Obrigadas a ficar em casa por causa do feriado, as famílias brigam. Lembrei-me de uma crônica em que eu narro a dificuldade que enfrentamos, eu mais quatro amigos, pra alugar esta casa. Os corretores queriam uma família, com marido, esposa, filhos. República?... Ah, república o proprietário não quer, porque tem as festas, o barulho...

Visitamos um prédio em que, logo no saguão, demos de cara com uma plaquinha, alertando: “Este é um prédio de família”. Nem subimos pra ver o apartamento. Famílias: briguem à vontade. Gritem. Xinguem. Só não chamem a polícia pra acabar com as nossas festas. Minha nova família, composta por cinco jovens, e uma infinidade de agregados, também tem direito de fazer o seu barulho de vez em quando.

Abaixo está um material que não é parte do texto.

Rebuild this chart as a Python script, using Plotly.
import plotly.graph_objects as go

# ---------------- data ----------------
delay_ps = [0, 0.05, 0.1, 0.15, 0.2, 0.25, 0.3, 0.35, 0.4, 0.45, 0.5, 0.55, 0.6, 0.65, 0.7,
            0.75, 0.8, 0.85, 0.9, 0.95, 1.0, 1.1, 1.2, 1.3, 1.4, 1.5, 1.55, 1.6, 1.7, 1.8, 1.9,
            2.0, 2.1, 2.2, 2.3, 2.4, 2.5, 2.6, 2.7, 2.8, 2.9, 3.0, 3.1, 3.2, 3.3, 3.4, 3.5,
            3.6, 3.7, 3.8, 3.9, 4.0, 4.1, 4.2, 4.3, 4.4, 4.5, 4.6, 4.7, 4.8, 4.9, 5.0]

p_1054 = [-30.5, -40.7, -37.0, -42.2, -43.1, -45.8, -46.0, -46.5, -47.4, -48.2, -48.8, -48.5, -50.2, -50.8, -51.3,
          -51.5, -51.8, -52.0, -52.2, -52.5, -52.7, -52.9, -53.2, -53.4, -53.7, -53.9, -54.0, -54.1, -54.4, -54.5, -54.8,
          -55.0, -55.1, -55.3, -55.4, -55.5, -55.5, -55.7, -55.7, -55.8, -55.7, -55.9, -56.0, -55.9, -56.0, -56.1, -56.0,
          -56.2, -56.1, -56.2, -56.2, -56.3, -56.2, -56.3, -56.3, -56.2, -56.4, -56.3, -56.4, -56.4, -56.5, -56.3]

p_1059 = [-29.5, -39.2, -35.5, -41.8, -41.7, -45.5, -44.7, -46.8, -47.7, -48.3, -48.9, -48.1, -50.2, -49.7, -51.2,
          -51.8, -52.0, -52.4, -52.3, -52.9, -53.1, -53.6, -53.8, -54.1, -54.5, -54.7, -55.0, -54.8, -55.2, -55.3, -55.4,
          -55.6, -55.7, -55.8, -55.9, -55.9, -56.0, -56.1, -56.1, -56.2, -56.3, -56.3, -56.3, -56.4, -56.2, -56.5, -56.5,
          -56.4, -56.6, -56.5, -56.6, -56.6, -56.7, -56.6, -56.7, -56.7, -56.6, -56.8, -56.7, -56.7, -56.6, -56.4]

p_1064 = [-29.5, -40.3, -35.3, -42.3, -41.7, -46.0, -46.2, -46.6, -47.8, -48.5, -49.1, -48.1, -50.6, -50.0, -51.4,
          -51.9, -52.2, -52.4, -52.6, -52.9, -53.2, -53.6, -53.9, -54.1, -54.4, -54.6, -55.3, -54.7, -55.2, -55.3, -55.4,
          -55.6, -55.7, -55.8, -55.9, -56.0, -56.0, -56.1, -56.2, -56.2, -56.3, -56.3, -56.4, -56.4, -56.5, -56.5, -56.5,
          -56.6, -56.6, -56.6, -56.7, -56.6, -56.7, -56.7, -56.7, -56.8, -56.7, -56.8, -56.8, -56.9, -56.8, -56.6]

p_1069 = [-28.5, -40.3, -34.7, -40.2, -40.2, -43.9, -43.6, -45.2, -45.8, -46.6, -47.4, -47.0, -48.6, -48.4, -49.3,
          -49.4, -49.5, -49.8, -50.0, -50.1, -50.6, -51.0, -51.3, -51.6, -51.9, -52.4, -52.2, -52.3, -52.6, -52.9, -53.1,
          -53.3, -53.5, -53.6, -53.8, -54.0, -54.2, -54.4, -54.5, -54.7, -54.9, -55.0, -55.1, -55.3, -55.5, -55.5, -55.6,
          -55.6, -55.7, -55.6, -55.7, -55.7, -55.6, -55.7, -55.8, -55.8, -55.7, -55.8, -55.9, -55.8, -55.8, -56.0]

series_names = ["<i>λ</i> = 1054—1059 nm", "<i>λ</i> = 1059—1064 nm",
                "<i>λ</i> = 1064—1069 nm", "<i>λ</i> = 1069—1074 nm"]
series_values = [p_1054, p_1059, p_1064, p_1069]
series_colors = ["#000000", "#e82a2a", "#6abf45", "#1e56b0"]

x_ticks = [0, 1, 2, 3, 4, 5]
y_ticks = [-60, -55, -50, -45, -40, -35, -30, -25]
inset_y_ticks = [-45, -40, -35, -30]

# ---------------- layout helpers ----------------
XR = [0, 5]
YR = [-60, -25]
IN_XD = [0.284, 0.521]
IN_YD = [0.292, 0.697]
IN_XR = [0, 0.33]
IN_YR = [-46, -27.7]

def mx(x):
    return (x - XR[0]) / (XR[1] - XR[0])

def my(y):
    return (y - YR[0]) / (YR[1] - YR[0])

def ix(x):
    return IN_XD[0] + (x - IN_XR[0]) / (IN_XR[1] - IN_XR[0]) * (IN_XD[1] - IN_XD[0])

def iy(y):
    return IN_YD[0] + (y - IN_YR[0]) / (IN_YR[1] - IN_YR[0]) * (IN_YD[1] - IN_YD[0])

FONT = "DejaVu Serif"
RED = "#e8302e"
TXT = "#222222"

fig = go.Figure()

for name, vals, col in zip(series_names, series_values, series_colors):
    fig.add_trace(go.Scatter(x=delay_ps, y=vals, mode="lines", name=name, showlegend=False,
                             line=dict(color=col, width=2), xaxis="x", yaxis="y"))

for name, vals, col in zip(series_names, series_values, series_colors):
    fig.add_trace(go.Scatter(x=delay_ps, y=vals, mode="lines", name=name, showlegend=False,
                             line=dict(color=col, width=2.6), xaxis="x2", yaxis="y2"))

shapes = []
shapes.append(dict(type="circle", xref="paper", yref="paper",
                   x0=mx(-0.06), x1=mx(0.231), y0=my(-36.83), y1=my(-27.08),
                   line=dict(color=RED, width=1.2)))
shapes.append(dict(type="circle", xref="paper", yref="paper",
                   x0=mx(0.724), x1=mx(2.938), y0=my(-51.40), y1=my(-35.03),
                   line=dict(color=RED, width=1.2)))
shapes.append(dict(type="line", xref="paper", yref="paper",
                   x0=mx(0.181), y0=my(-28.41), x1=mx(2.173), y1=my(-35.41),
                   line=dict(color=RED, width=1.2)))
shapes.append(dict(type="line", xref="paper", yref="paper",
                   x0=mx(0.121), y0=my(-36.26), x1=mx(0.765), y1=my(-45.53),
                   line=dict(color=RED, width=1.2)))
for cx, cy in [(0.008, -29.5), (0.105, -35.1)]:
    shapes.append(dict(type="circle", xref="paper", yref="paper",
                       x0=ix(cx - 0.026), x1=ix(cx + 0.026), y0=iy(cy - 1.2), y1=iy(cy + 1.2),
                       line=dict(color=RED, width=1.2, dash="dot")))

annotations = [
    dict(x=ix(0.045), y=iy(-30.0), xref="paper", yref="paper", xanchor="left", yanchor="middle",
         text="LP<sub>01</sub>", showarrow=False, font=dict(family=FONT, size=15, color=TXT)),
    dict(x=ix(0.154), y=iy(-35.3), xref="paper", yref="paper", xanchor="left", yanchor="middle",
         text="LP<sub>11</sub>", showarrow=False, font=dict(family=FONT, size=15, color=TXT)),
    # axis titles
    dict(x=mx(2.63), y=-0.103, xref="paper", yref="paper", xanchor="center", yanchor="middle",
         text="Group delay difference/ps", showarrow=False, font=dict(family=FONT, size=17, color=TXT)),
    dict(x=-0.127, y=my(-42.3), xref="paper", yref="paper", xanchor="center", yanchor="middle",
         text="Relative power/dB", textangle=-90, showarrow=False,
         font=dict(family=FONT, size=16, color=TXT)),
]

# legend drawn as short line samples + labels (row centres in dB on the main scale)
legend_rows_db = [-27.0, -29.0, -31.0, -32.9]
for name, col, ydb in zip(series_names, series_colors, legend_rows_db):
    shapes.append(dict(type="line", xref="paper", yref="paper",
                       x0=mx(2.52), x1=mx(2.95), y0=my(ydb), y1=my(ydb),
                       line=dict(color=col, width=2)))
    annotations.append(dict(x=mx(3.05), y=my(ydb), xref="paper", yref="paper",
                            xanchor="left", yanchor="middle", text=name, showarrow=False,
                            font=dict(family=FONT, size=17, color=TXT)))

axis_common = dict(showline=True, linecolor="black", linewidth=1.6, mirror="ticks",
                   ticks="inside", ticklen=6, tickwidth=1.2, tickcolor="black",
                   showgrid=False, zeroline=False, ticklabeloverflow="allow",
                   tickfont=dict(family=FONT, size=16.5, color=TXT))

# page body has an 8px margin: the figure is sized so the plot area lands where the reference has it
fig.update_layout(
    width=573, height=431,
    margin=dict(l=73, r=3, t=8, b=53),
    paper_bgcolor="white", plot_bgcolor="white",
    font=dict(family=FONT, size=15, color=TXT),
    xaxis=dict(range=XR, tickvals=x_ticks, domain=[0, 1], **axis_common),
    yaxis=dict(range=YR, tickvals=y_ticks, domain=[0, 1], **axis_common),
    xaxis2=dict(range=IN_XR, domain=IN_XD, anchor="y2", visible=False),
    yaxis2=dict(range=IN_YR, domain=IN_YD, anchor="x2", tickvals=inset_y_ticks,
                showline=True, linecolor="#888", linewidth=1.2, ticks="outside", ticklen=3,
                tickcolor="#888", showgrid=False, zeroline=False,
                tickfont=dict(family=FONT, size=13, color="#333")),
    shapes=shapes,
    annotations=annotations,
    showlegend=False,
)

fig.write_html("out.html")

Carlos Conte, sociólogo e cronista, estreia hoje a coluna mensal Casa de Loucos, uma homenagem aos mestres João Antônio e Lima Barreto

5 comentários:

Anônimo disse...

Carlos, como sempre, perfeita! Gosto demais de ler o teu olhar...
beijos
bel

AngeloMundy disse...

demais, carlão! parabéns.
E eu tô de acordo!
aqui no apartamento debaixo do meu, uma menina coloca um som eletrônico bem baixinho, mas por algum motivo fica batendo estaca no meu quarto. Acho que é só pq a caixa tá encostada na parede, e aí reverbera pra cá.
lembrei também de quando morava no largo da batata, com o Uirá, e uma máquina de lavar do vizinho de baixo estava com problema na correia... Ela gritava agudo, um agudo quase inaudível, mas meus tímpanos transmitiam um arrepio enorme pela espinha. Depois que comecei a reclamar, o barulho sempre parecia ser pior... Até que um dia finalmente consertaram a porra da correia.
Incrível como tem umas sutilezas que podem incomodar muito, e o que é óbvio, evidente, é censurado previamente. O incômodo é imprevisível, e a gente precisa aprender a lidar com ele encarando a necessidade do diálogo, da conversa, da negociação. Afinal, tanto família quanto vizinhança, tanto bairro quanto cidade, tanto casal quanto amigo, é tudo forma diferente da mesma coisa: convivência!
abração

Anônimo disse...

É... a pirotecnia familiar que faz da vida privada vida pública!

Anônimo disse...

Parabéns pela iniciativa...
Ler seus textos só não é melhor do que ouvi-los.
Muito boa crônica, como sempre!

Ricardo Carneiro e Silva disse...

Carlão, dahora. adorei a crônica! li como se estivesse escutando o ritmo de sua leitura. muito bom cara. vc podia algum dia postar aquela q vc leu sobre o jack kerouac, foi fantástica aquela leitura.